4. Attention entourage :
Etre valorisé permet de gagner en confiance. Souvent, quand la confiance en soi est défaillante, on s'entoure mal. On recherche sans le savoir un entourage qui critique facilement. Une réflexion sur ses amis peut être mise ne place, pour repérer ceux qui l’acceptent tel quel et qui ne prendront pas plaisir à les rabaisser…
L’important est donc d’amener les élèves à se focaliser sur les progrès accomplis et sur les moyens qu’ils peuvent acquérir en vue de mieux maîtriser les tâches à réaliser, plutôt que sur l’appréciation de leur place par rapport aux autres. Il est possible de mettre en place des activités permettant une acquisition graduelle de ses compétences parallèlement à la motivation des élèves, même quand ceux-ci ont un niveau initial de compétences très bas.
Bien sûr, cela implique d’inviter les acteurs de l’éducation (professeurs, directeurs, inspecteurs,..), non à faire plus ou à endosser des rôles supplémentaires, mais à intervenir autrement pour accompagner au mieux les élèves.

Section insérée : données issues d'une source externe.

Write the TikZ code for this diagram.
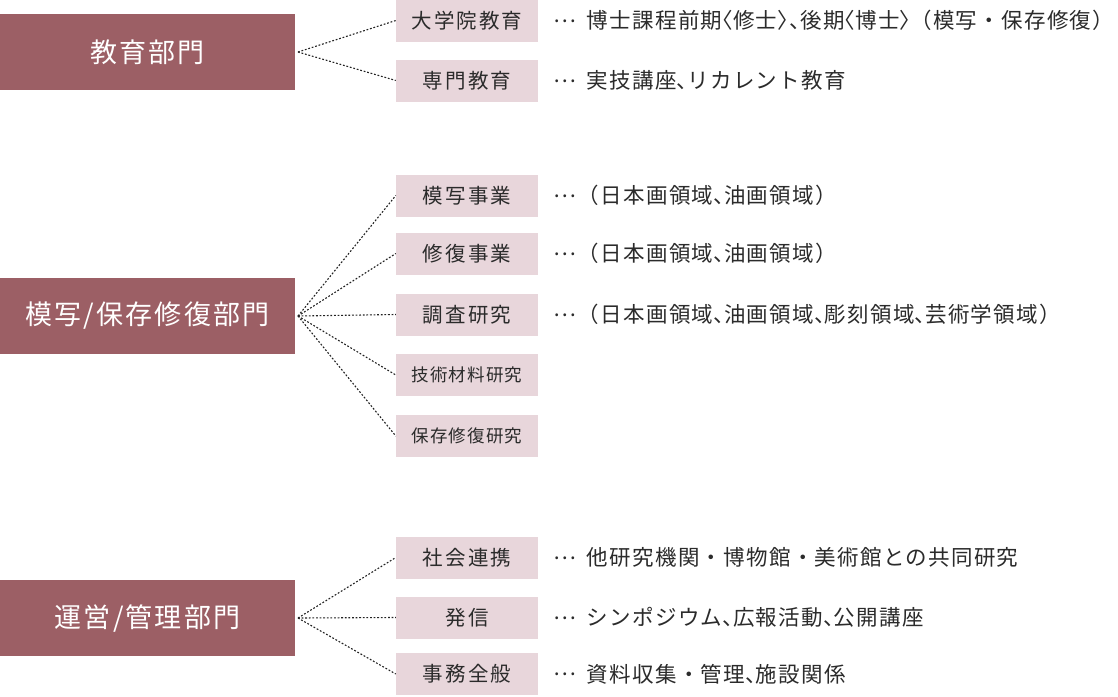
\documentclass[tikz,border=0pt]{standalone}
\usepackage{fontspec}
\setmainfont{Noto Sans CJK JP}
\newfontfamily\jpwide{Noto Sans CJK JP}[LetterSpace=8]
\newfontfamily\jpsub{Noto Sans CJK JP}[LetterSpace=10]
\newfontfamily\jpsmall{Noto Sans CJK JP}[LetterSpace=6]
\newfontfamily\jpdesc{Noto Sans CJK JP}[LetterSpace=6]
\newfontfamily\jphalf{Noto Sans CJK JP}[LetterSpace=6,RawFeature=+halt]
\newcommand{\hp}[1]{{\jphalf #1}}
\newcommand{\myell}{\raisebox{0.3em}{…}}
\definecolor{deptfill}{HTML}{9C5F65}
\definecolor{subfill}{HTML}{E8D6DB}
\definecolor{ink}{HTML}{2B2B2B}
\definecolor{linecol}{HTML}{222222}
\tikzset{
  dept/.style={fill=deptfill, text=white, minimum width=295pt, minimum height=76pt,
    inner sep=0pt, font=\jpwide\fontsize{27}{30}\selectfont},
  sub/.style={fill=subfill, text=ink, minimum width=142pt, minimum height=42pt,
    inner sep=0pt, font=\jpsub\fontsize{20.5}{24}\selectfont},
  subsmall/.style={sub, font=\jpsmall\fontsize{17.5}{21}\selectfont},
  desc/.style={anchor=west, text=ink, inner sep=0pt, font=\jpdesc\fontsize{21.5}{24}\selectfont},
  conn/.style={draw=linecol, line width=1.1pt, dash pattern=on 1.8pt off 1.8pt}
}
\begin{document}
\begin{tikzpicture}[x=1pt,y=-1pt]
\useasboundingbox (0,0) rectangle (1118,696);
% departments
\node[dept] (d1) at (147.5,52) {教育部門};
\node[dept] (d2) at (147.5,316) {模写/保存修復部門};
\node[dept] (d3) at (147.5,618) {運営/管理部門};
\coordinate (s1) at (298,52);
\coordinate (s2) at (298,316);
\coordinate (s3) at (298,618);
% group 1
\node[sub] (a1) at (467,20.5) {大学院教育};
\node[sub] (a2) at (467,80.5) {専門教育};
% group 2
\node[sub] (b1) at (467,195.5) {模写事業};
\node[sub] (b2) at (467,253.5) {修復事業};
\node[sub] (b3) at (467,314.5) {調査研究};
\node[subsmall] (b4) at (467,375) {技術材料研究};
\node[subsmall] (b5) at (467,436) {保存修復研究};
% group 3
\node[sub] (c1) at (467,557.5) {社会連携};
\node[sub] (c2) at (467,617.5) {発信};
\node[sub] (c3) at (467,674) {事務全般};
% connectors
\foreach \t in {a1,a2} \draw[conn] (s1) -- (\t.west);
\foreach \t in {b1,b2,b3,b4,b5} \draw[conn] (s2) -- (\t.west);
\foreach \t in {c1,c2,c3} \draw[conn] (s3) -- (\t.west);
% descriptions
\node[desc] (ta1) at (553,20.5) {\myell\hspace{11pt}博士課程前期\hp{〈}修士\hp{〉}\hp{、}後期\hp{〈}博士\hp{〉}（模写・保存修復）};
\node[desc] (ta2) at (553,80.5) {\myell\hspace{11pt}実技講座\hp{、}リカレント教育};
\node[desc] (tb1) at (553,195.5) {\myell\hspace{2pt}（日本画領域\hp{、}油画領域）};
\node[desc] (tb2) at (553,253.5) {\myell\hspace{2pt}（日本画領域\hp{、}油画領域）};
\node[desc] (tb3) at (553,314.5) {\myell\hspace{2pt}（日本画領域\hp{、}油画領域\hp{、}彫刻領域\hp{、}芸術学領域）};
\node[desc] (tc1) at (553,557.5) {\myell\hspace{11pt}他研究機関・博物館・美術館との共同研究};
\node[desc] (tc2) at (553,617.5) {\myell\hspace{11pt}シンポジウム\hp{、}広報活動\hp{、}公開講座};
\node[desc] (tc3) at (553,674) {\myell\hspace{11pt}資料収集・管理\hp{、}施設関係};
\end{tikzpicture}
\end{document}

Tout est affaire de formation et d’une autre culture des métiers.
Pour en savoir plus
Sur l’apprendre à apprendre
- élèves
- Giordan, j’apprends à apprendre, Ecole, Playbac, 2006
- Giordan, j’apprends à apprendre, Collège, Playbac, 2006
- Saltet, A. Giordan, Coach Collège, Play bac, 2006
- formation prof.
- Giordan, J. Saltet, Apprendre à apprendre, Librio, 2007
- Giordan, J. Saltet, Apprendre à réviser, Librio, 2012, nlle ed 2015
- Giordan, J. Saltet, Apprendre à réussir, Librio, 2014
Sur l’apprendre
- Giordan, Apprendre ! Belin, 1998, nlle édition alpha 2016
- Giordan et G. De Vecchi, Les origines du savoir, Delachaux, Neuchatel, 1987, réédition Ovadia 2010
[1] En France, l’école reste fortement marquée par des écarts de réussite. Elle ne parvient pas à réduire le nombre d’élèves en échec, qui sont en grande majorité issus de milieux sociaux défavorisés. Malgré les discours, les annonces, elle est l’école la plus inégalitaire d’Europe.
[2] L’École serait-elle devenue une Institution de plus en plus caractérielle et pathogène. Tous les acteurs de la relation éducative : professeurs, chefs d’établissements et inspecteurs, et parents d’élèves pourquoi pas?, souffrent, s’interrogent sur le sens de leur pratique respective et dans le même temps se rendent parfois, mutuellement, la vie impossible. L’angoisse, le stress, le découragement sont omniprésents On constate même une contagion de l’angoisse, l’angoisse des uns alimentant celle des autres, en une chaîne perverse et ininterrompue et les burns-out se multiplient.
[3] Dans le même temps, la confiance en soi éloigne le besoin de recourir à la violence pour s’affirmer. Mais surtout elle évite l’anxiété et la déprime.